Literalmente melado (publicado originalmente em 4/10/2006)

O filme tema da coluna de hoje não foi um fenômeno de bilheteria. Nem tampouco um enredo inédito ou incrível. E também eu mesmo gostei pouco, mas gostei. Em “Chocolate” (2000), não estão atores de quem seja fã. Mas estes artistas têm alguma categoria. Johnny Deep, Judi Dench, Juliette Binoche, Alfred Molina e John Wood compõe o elenco. A fita é típica dos contos de fadas. Em uma pequena cidade da França, onde a população é fervorosamente religiosa e dominada por um prefeito de mesmo estilo (Molina), uma jovem mãe solteira (Binoche) chega para montar uma confeitaria. Ou melhor, a chocolataria. Ela aluga uma casa abandonada. A proprietária (Dench), uma senhora muito ranzinza, tem problemas familiares escondidos. A loja de Vianne Rocher (talvez uma referência bem explícita àquele chocolate famoso, pelo sobrenome), entretanto, tem tudo para dar errado. Ela fica em frente a igreja da cidadezinha. As freqüentadoras das missas apostam no seu fracasso. Essa certeza se concretiza mais ainda quando o conde de Reynaud, o prefeito, desdenha da doceria e a boicota, com a ajuda de suas seguidoras. Mas Rocher possui um talento escondido: na fabricação de chocolates, a moça adivinha os gostos mais íntimos de cada freguês. Para o casal frio, uma dose de pimenta para a relação ficar melhor. Para Amande Voizin, a proprietária, o chocolate quente para ela se soltar mais.

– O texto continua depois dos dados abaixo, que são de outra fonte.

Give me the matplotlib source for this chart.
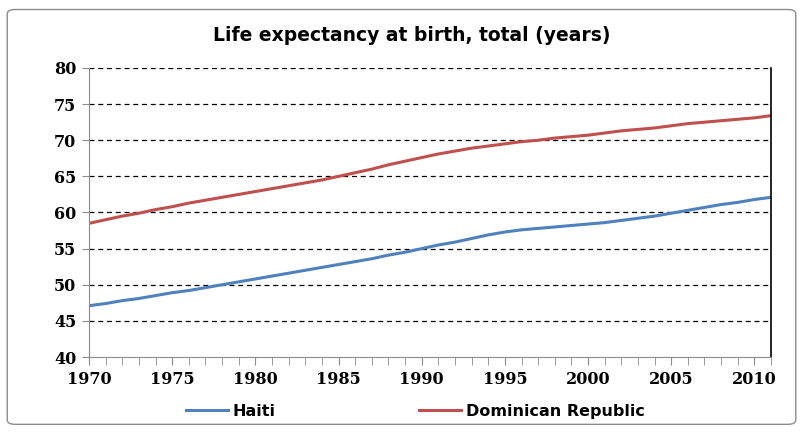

O diretor Lars Hallstrom, o mesmo de “Regras da Vida” (1999) e “Um Lugar para Recomeçar” (2005), não teve (ou não tem) criatividade para escolher seus trabalhos. Esses dois citados, mais o da coluna de hoje, têm um círculo parecido: histórias doces, com dramas curtos e soluções meio à toa. Ou seja, roteiros que empolgam pouco e logo são esquecidos. “Chocolate” é todo desenrolado desse jeito. O espectador tem a noção de como a trama se desamarrará. É óbvio que a chocolataria fará um sucesso grande. Está na cara ainda a bela receptividade da confeiteira quando desembarca na cidade o pirata Roux (Deep), que leva a vida quase de modo igual a ela. Nestes passos, Hallstrom imita seu outro filme, “Regras da Vida”. Com quem o protagonista ficará? No caso do filme de sete anos atrás, era Homer Wells (Tobey Maguire) quem estava indeciso. Agora, é Rocher. Para ela, há três opções: ir embora sozinha da cidade com a filha, ficar lá até que a geração seja passada para frente ou seguir a caminhada de Roux, rumo a sabe-se lá aonde. É evidente que existe no filme um atrativo diferente de todos os outros: o chocolate. As receitas exploradas por Vianne Rocher é o chamariz para toda a população. A película é a aceitação disso tudo. O duelo com o conde vem em segundo plano porque o personagem de Molina é pouco explorado. Entretanto, o ator se destaca por sua boa performance.

É um longa-metragem literalmente melado. De todos os lados. Hallstrom é um diretor de fitas meladas. Com ele, criatividade praticamente não tem vez. Basta o espectador analisar seus trabalhos já mencionados. Penso que atualmente roteiros desse tipo precisam parar. A época de histórias com o sentido tão doce passou. Isso serviu bastante nos anos 1940 e 1950. Hoje não mais. Em nossos dias, tem espaço longas como “Menina de Ouro” (2004), ou “Perto Demais” (2004). Exibem situações de força extrema, exigem do ser humano seu mais íntimo sentimento. Nada de mentiras. O tempo das mãos dadas passou para a sétima arte. A beleza é conquistada pela firmeza, não pelo romantismo e o pieguismo. Adianta pouco o disfarce de Chapeuzinho Vermelho de Rocher e Anouk em suas idas e vindas de vilarejo em vilarejo. É pouco. Essa associação está longe, mas bem longe, de dar a virada em algo. Coragem e ousadia têm de ser regra, nunca exceção. O fim de “Chocolate” podia ser outro, claro. Mas por culpa do diretor, isso não ocorreu. “Chocolate” é o típico filme que ‘poderia ser, mas não é’. Poderia ser espetacular, mas é somente mediano. Poderia causar um estouro nas salas, mas só causa uma ou outra emoção. Por não querer se comprometer de fato, cai no ostracismo. Portanto, será pouco lembrado. E eu me lembrei desse filme, vejam vocês, apesar de nem gostar tanto de chocolate.